Cynthia Cooper-Dyke and Houston won the first four titles in WNBA history. She averaged 21 PPG over 124 career WNBA games. Ronald Martinez/Getty Images

LOS ANGELES -- It's a story she's told many times, even though it seems hilariously improbable now. But the fact is, when Cynthia Cooper-Dyke was gearing up for her sales pitch to join the WNBA, she really had no idea that the league was already sold on her.

As the WNBA celebrates its 20th season in 2016, it's essential to remember that in those crucial early years of establishing the league, there was no player more important than Cooper-Dyke.

The league's MVP the first two seasons -- no one else has won that award in back-to-back years -- Cooper-Dyke led the Houston Comets to the first four WNBA titles. She was the big guard who could score from anywhere while always looking so smooth and confident doing it.

She showed women's basketball fans in the United States what they had been missing while she played overseas. And she made them grateful that the WNBA came along in time for her to do that.

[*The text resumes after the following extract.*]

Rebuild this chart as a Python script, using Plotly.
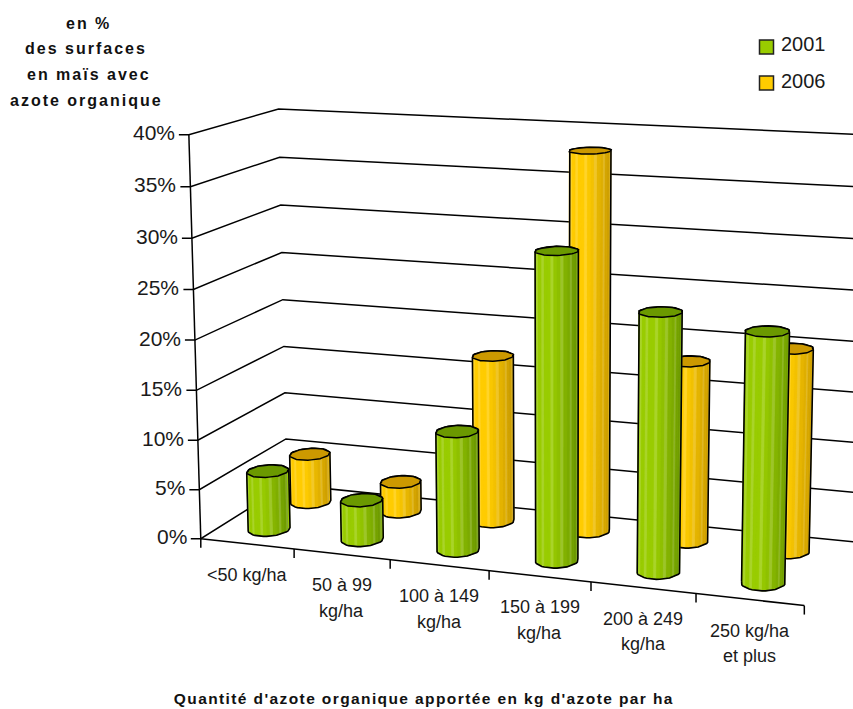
import numpy as np
import plotly.graph_objects as go

categories = ["<50 kg/ha", "50 à 99<br>kg/ha", "100 à 149<br>kg/ha", "150 à 199<br>kg/ha", "200 à 249<br>kg/ha", "250 kg/ha<br>et plus"]
values_2001 = [6.0, 4.0, 11.8, 30.0, 24.9, 23.8]
values_2006 = [5.1, 3.1, 17.0, 38.0, 18.0, 20.0]
value_ticks = [0, 5, 10, 15, 20, 25, 30, 35, 40]
y_title_lines = ["en %", "des surfaces", "en maïs avec", "azote organique"]
x_title = "Quantité d'azote organique apportée en kg d'azote par ha"

W, H = 853, 709
VMAX = 40.0

# camera: fitted from where the chart box lands on the page (u along categories, v depth, w height)
calib = [
    (0, 0, 0, 202, 538), (1/6, 0, 0, 295, 549), (2/6, 0, 0, 391, 559), (3/6, 0, 0, 489, 571),
    (4/6, 0, 0, 591, 582), (5/6, 0, 0, 696, 594), (1, 0, 0, 804, 606),
    (0, 0, 1, 188, 133), (0, 0, 7/8, 190, 186), (0, 0, 6/8, 191, 238), (0, 0, 5/8, 193, 289),
    (0, 0, .5, 195, 340), (0, 0, 3/8, 197, 390), (0, 0, .25, 199, 441), (0, 0, 1/8, 200, 491),
    (0, 1, 0, 286, 486), (0, 1, 1/8, 285, 438), (0, 1, .25, 285, 392), (0, 1, 3/8, 284, 346),
    (0, 1, .5, 283, 300), (0, 1, 5/8, 283, 253), (0, 1, .75, 281, 205), (0, 1, 7/8, 280, 157), (0, 1, 1, 280, 109),
    (1, 1, 0, 852, 541), (1, 1, 1, 860, 134),
    (1/12, .25, 0, 268, 531), (1/12, .75, 0, 310, 503), (11/12, .25, 0, 763, 581), (11/12, .75, 0, 791, 551),
    (7/12, .25, 0, 556, 560), (7/12, .75, 0, 586, 529), (9/12, .25, 0, 657, 571),
    (7/12, .75, .95, 588, 152), (7/12, .25, .75, 557, 252), (9/12, .25, .6225, 661, 313),
    (11/12, .25, .595, 768, 332), (11/12, .75, .5, 793, 350),
]
A = []
for X, Y, Z, x, y in calib:
    x, y = x / 1000, y / 1000
    A.append([X, Y, Z, 1, 0, 0, 0, 0, -x*X, -x*Y, -x*Z, -x])
    A.append([0, 0, 0, 0, X, Y, Z, 1, -y*X, -y*Y, -y*Z, -y])
P = np.linalg.svd(np.array(A, float))[2][-1].reshape(3, 4)


def proj(u, v, w):
    p = P @ np.array([u, v, w, 1.0])
    return 1000 * p[0] / p[2], 1000 * p[1] / p[2]


fig = go.Figure()


def line(pts, width=1.5, color="black"):
    fig.add_trace(go.Scatter(x=[p[0] for p in pts], y=[p[1] for p in pts], mode="lines",
                             line=dict(color=color, width=width), hoverinfo="skip", showlegend=False))


def poly(pts, fill, outline=None, width=0.6):
    xs = [p[0] for p in pts] + [pts[0][0]]
    ys = [p[1] for p in pts] + [pts[0][1]]
    fig.add_trace(go.Scatter(x=xs, y=ys, mode="lines", fill="toself", fillcolor=fill,
                             line=dict(color=outline or fill, width=width), hoverinfo="skip", showlegend=False))


# walls, ticks, axes
for t in value_ticks:
    w = t / VMAX
    a = proj(0, 0, w)
    line([(a[0] - 10, a[1]), a, proj(0, 1, w), proj(1.1, 1, w)])
    fig.add_annotation(x=a[0] - 12, y=a[1] - 2, text=f"{t}%", xanchor="right", yanchor="middle", showarrow=False,
                       font=dict(family="Liberation Sans", size=21, color="#1a1a1a"))
line([proj(0, 0, 0), proj(0, 0, 1)])
line([proj(0, 0, 0), proj(1, 0, 0)])
for i in range(7):
    a = proj(i / 6, 0, 0)
    line([a, (a[0], a[1] + 9)])

for i, c in enumerate(categories):
    a = proj((i + .5) / 6, 0, 0)
    for j, part in enumerate(c.split("<br>")):
        fig.add_annotation(x=a[0], y=a[1] + 31 + 25.5 * j, text=part, showarrow=False, xanchor="center", yanchor="middle",
                           font=dict(family="Liberation Sans", size=18, color="#1a1a1a"))


def hull(pts):
    pts = sorted(set(pts))
    def half(seq):
        out = []
        for p in seq:
            while len(out) >= 2 and (out[-1][0]-out[-2][0])*(p[1]-out[-2][1]) - (out[-1][1]-out[-2][1])*(p[0]-out[-2][0]) <= 0:
                out.pop()
            out.append(p)
        return out[:-1]
    return half(pts) + half(pts[::-1])


def mix(c1, c2, t):
    return tuple(a + (b - a) * t for a, b in zip(c1, c2))


def rgb(c):
    return "rgb(%d,%d,%d)" % tuple(round(a) for a in c)


RU, RV = 0.0325, 0.115
N = 40


def cylinder(i, v0, val, light, dark, top):
    u0 = (i + .5) / 6
    w = val / VMAX
    ang = [2 * np.pi * (k + .5) / N for k in range(N)]
    bump = [1 + 0.03 * np.cos(10 * a) for a in ang]
    base = [proj(u0 + RU * b * np.cos(a), v0 + RV * b * np.sin(a), 0) for a, b in zip(ang, bump)]
    head = [proj(u0 + RU * b * np.cos(a), v0 + RV * b * np.sin(a), w) for a, b in zip(ang, bump)]
    xmin = min(p[0] for p in base + head)
    xmax = max(p[0] for p in base + head)
    poly(hull(base + head), rgb(light))
    for k in range(N):
        m = ang[k] + np.pi / N
        if np.sin(m) > 0.05:
            continue
        n = (k + 1) % N
        quad = [base[k], base[n], head[n], head[k]]
        t = ((base[k][0] + base[n][0]) / 2 - xmin) / (xmax - xmin)
        t = max(0, (t - 0.4) / 0.6) ** 1.1
        c = mix(light, dark, t)
        if k % 3 == 0:
            c = mix(c, (255, 255, 255), 0.16)
        poly(quad, rgb(c), width=0.3)
    poly(hull(base + head), "rgba(0,0,0,0)", "black", 1.6)
    poly(head, top, "black", 1.5)


GREEN = ((153, 204, 0), (102, 145, 0), "#6b9900")
YELLOW = ((255, 204, 0), (196, 150, 0), "#cc9900")
for i, val in enumerate(values_2006):
    cylinder(i, 0.75, val, *YELLOW)
for i, val in enumerate(values_2001):
    cylinder(i, 0.25, val, *GREEN)

# legend keys and names
for name, col, yy, ty in (("2001", "#99cc00", 47, 44), ("2006", "#ffcc00", 83, 81)):
    fig.add_trace(go.Scatter(x=[766.5], y=[yy], mode="markers", name=name, showlegend=False, hoverinfo="skip",
                             marker=dict(symbol="square", size=14, color=col, line=dict(color="#222222", width=1.5))))
    fig.add_annotation(x=779, y=ty, text=name, xanchor="left", yanchor="middle", showarrow=False,
                       font=dict(family="Liberation Sans", size=20, color="#1a1a1a"))

for text, yy, xx in zip(y_title_lines, [23, 48, 74, 100], [88, 86, 89, 86]):
    fig.add_annotation(x=xx, y=yy, text=f"<b>{text}</b>", showarrow=False, xanchor="center", yanchor="middle",
                       font=dict(family="Liberation Sans", size=16, color="#111111"))
fig.add_annotation(x=424, y=698, text=f"<b>{x_title}</b>", showarrow=False, xanchor="center", yanchor="middle",
                   font=dict(family="Liberation Sans", size=15.5, color="#111111"))

fig.update_layout(
    width=W, height=H, margin=dict(l=0, r=0, t=0, b=0), paper_bgcolor="white", plot_bgcolor="white",
    xaxis=dict(range=[0, W], visible=False, fixedrange=True),
    yaxis=dict(range=[H, 0], visible=False, fixedrange=True),
    showlegend=False,
)

page_js = """
document.body.style.margin = '0';
document.querySelectorAll('.annotation-text').forEach(function (t) {
  var s = t.textContent;
  if (s.indexOf('Quantit') === 0) { t.style.letterSpacing = '1.4px'; }
  else if (['en %', 'des surfaces', 'en maïs avec', 'azote organique'].indexOf(s) >= 0) { t.style.letterSpacing = '2px'; }
});
"""
fig.write_html("out.html", post_script=page_js, config={"displayModeBar": False})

Cooper-Dyke turned 34 the month before the league launched in June 1997.

When she had first heard in 1996 about the WNBA, though, Cooper-Dyke wasn't sure anyone involved was all that aware of her.

Yes, she had won two NCAA titles with Southern Cal (1983, '84), and she'd been on two U.S. Olympic teams (1988, '92) -- although she hadn't been a headliner on those squads. However, she was one of the top scorers in Europe for a decade-plus, all but one year in Italy. With the technology of the times then, though, all of that was mostly invisible to American fans.

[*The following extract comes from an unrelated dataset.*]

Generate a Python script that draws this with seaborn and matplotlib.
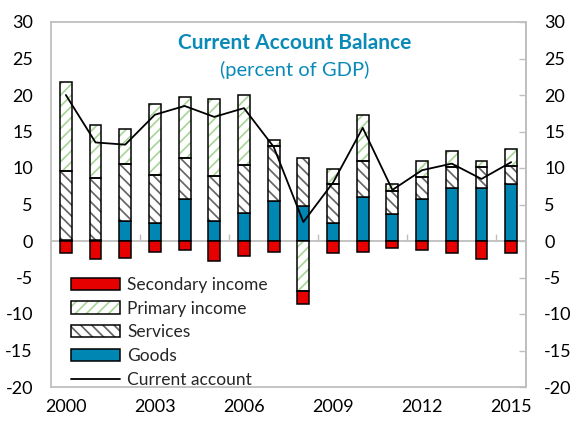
import numpy as np
import matplotlib
matplotlib.use("Agg")
import matplotlib.pyplot as plt
import seaborn as sns
from matplotlib.patches import Patch
from matplotlib.lines import Line2D
from matplotlib.legend_handler import HandlerTuple

# ---- data (percent of GDP) ----
years = [str(y) for y in range(2000, 2016)]
goods = [0.2, 0.2, 2.7, 2.5, 5.8, 2.7, 3.8, 5.5, 4.8, 2.5, 6.0, 3.7, 5.8, 7.3, 7.3, 7.8]
services = [9.4, 8.4, 7.9, 6.6, 5.6, 6.2, 6.6, 7.5, 6.6, 5.3, 4.9, 3.1, 3.0, 2.9, 2.8, 2.5]
primary = [12.2, 7.3, 4.8, 9.7, 8.3, 10.5, 9.6, 0.9, -6.9, 2.1, 6.4, 1.0, 2.1, 2.1, 0.8, 2.3]
secondary = [-1.7, -2.5, -2.3, -1.5, -1.2, -2.7, -2.0, -1.5, -1.7, -1.7, -1.5, -1.0, -1.2, -1.7, -2.5, -1.7]
current = [20.0, 13.5, 13.2, 17.3, 18.5, 17.0, 18.2, 12.9, 2.6, 8.0, 15.5, 7.0, 9.7, 10.6, 8.5, 10.8]
y_ticks = list(range(-20, 31, 5))
x_tick_labels = ["2000", "2003", "2006", "2009", "2012", "2015"]

BLUE = "#0086b3"
RED = "#e60000"
GREEN = "#a9d59a"
GREY_HATCH = "#666666"
FRAME = "#bfbfbf"
TITLE = "#0a8ab9"

sns.set_theme(style="white")
plt.rcParams["font.family"] = ["Lato", "DejaVu Sans"]
plt.rcParams["hatch.linewidth"] = 1.25

fig = plt.figure(figsize=(5.78, 4.28), dpi=100)
ax = fig.add_axes([51 / 578, 41 / 428, 475 / 578, 365 / 428])

n = len(years)
pos = np.zeros(n)
neg = np.zeros(n)
W = 0.4
EDGE_LW = 1.1
H_SVC = "\\\\\\"
H_PRI = "///"


def layer(vals, bottoms):
    n0 = len(ax.patches)
    sns.barplot(x=years, y=vals, bottom=bottoms, width=W, errorbar=None,
                ax=ax, color="white", zorder=2)
    return ax.patches[n0:]


styles = [
    (goods, dict(face=BLUE)),
    (services, dict(hatch=H_SVC, hcolor=GREY_HATCH)),
    (primary, dict(hatch=H_PRI, hcolor=GREEN)),
    (secondary, dict(face=RED)),
]

for vals, st in styles:
    v = np.array(vals, dtype=float)
    bottoms = np.where(v >= 0, pos, neg)
    if "face" in st:
        for p in layer(v, bottoms):
            p.set_facecolor(st["face"])
            p.set_edgecolor("black")
            p.set_linewidth(EDGE_LW)
            p.set_zorder(2)
    else:
        for p in layer(v, bottoms):
            p.set_facecolor("white")
            p.set_edgecolor(st["hcolor"])
            p.set_hatch(st["hatch"])
            p.set_linewidth(0)
            p.set_zorder(2)
        for p in layer(v, bottoms):
            p.set_facecolor("none")
            p.set_edgecolor("black")
            p.set_linewidth(EDGE_LW)
            p.set_zorder(2.1)
    pos += np.where(v >= 0, v, 0)
    neg += np.where(v < 0, v, 0)

sns.lineplot(x=np.arange(n), y=current, color="black", linewidth=1.3, ax=ax, zorder=3)

ax.axhline(0, color=FRAME, lw=1.3, zorder=1)

ax.set_ylim(-20, 30)
ax.set_xlim(-0.5, n - 0.5)
ax.set_yticks(y_ticks)
ax.set_yticklabels([str(t) for t in y_ticks])
ax.set_xticks([years.index(l) for l in x_tick_labels])
ax.set_xticklabels(x_tick_labels)
ax.set_xlabel("")
ax.set_ylabel("")
ax.grid(False)

for s in ax.spines.values():
    s.set_visible(True)
    s.set_color(FRAME)
    s.set_linewidth(1.3)

ax.tick_params(axis="y", direction="in", length=5, width=1, color=FRAME,
               labelsize=13, pad=13, labelcolor="black")
ax.tick_params(axis="x", length=0, labelsize=13, pad=9, labelcolor="black")

# right axis copy
sec = ax.secondary_yaxis("right")
sec.set_yticks(y_ticks)
sec.set_yticklabels([str(t) for t in y_ticks])
sec.tick_params(axis="y", direction="in", length=5, width=1, color=FRAME,
                labelsize=13, pad=13, labelcolor="black")
sec.spines["right"].set_color(FRAME)
sec.spines["right"].set_linewidth(1.3)

# category-boundary ticks on the zero line
zx = ax.secondary_xaxis(20 / 50)
zx.set_xticks(np.arange(2.5, n, 3))
zx.set_xticklabels([])
zx.tick_params(axis="x", direction="in", length=5, width=1, color=FRAME)
zx.spines["bottom"].set_visible(False)

# legend
h_sec = Patch(facecolor=RED, edgecolor="black", lw=EDGE_LW)
h_pri = (Patch(facecolor="white", edgecolor=GREEN, hatch=H_PRI, lw=0),
         Patch(facecolor="none", edgecolor="black", lw=EDGE_LW))
h_svc = (Patch(facecolor="white", edgecolor=GREY_HATCH, hatch=H_SVC, lw=0),
         Patch(facecolor="none", edgecolor="black", lw=EDGE_LW))
h_goods = Patch(facecolor=BLUE, edgecolor="black", lw=EDGE_LW)
h_ca = Line2D([], [], color="black", lw=1.3)
leg = ax.legend([h_sec, h_pri, h_svc, h_goods, h_ca],
                ["Secondary income", "Primary income", "Services", "Goods", "Current account"],
                handler_map={tuple: HandlerTuple(ndivide=1, pad=0)},
                loc="upper left", bbox_to_anchor=(0.042, 0.302), frameon=False,
                fontsize=12.5, handlelength=2.85, handleheight=0.7, handletextpad=0.38,
                labelspacing=0.45, borderpad=0, borderaxespad=0)

fig.text(295 / 578, 1 - 43 / 428, "Current Account Balance", color=TITLE,
         fontsize=15, fontweight="bold", ha="center", va="center")
fig.text(295 / 578, 1 - 70 / 428, "(percent of GDP)", color=TITLE,
         fontsize=14.5, ha="center", va="center")

fig.savefig("out.png", dpi=100)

When she had reached out to the American Basketball League -- the short-lived rival to the WNBA that launched in the fall of 1996 -- she thought it had no recognition of her skill level.

"I felt like they didn't really know what I'd been doing," Cooper-Dyke recalled. "They were like, 'OK, come try out with these other 300 people, and we'll see what we can do.'"

Instead, she made a tape of her performances and focused more on the WNBA. Before mailing the tape, she reached out to Renee Brown in the league's New York office to make sure she was sending it to the right place.

Brown had been an assistant for the 1996 U.S. women's team that won a gold medal in Atlanta, then was hired as director of player personnel for the in-development WNBA.

"I didn't know that they had done their research on me and already had video of me playing," Cooper-Dyke said of the WNBA. "So in my mind, I had to put together an airtight case for them to select me.

"And then Renee goes, 'Is this Coop from Italy? Oh, we've been looking for you. Where can we send the contract?'"

"We have to continue to promote the league and be good stewards. We've still got to sell people on the game of women's basketball. And not be offended by that. ... We've got to keep marketing." Cynthia Cooper-Dyke

Brown laughs at the recollection, too.

"I couldn't locate Cynthia for some reason," Brown said, "and so I was sitting here in my office late at night, and she called me. I'll always remember that."

Cooper-Dyke tried to stay calm at the news that the WNBA wanted her; no tape nor cover letter nor résumé needed.

"I think in my most professional voice, I gave Renee my address," she said. "But then I was all over the place: smiling, jumping up and down.

"I called my mother right after. I was screaming on the phone: 'I'm going to play in the WNBA!' She said, 'Where?' I said, 'I don't care! I'm going to play in the WNBA!'"

Right place, right time ... finally

Part of why Cooper-Dyke was so ready when the WNBA came along late in her career was that she had not spent her prime years as a professional mired in lamenting its absence.

She had grown up in the Watts section of Los Angeles, then went to USC. If basketball could take her to some faraway places, she was ready to go. Oh, she definitely dreamed of the opportunity to play in the United States, too. But rather than treat her time in Europe as just a painfully necessary exile, she chose to revel in the adventure.

"I saw it as an opportunity to travel the world," Cooper-Dyke said. "I immersed myself and adjusted to the culture. I lived as an Italian in Italy, not as an American in Italy. I wasn't calling back home constantly and having $5,000 in phone bills. I wasn't asking for the care packages.

"Yes, I was homesick sometimes, and I always missed my family. But I don't think it was as big a burden for me as it was for some others. How many kids from Watts get a chance to travel to see France and Greece and Venice and Florence and Rome and go on a jog past the Coliseum? Or go buy chocolate in Switzerland?"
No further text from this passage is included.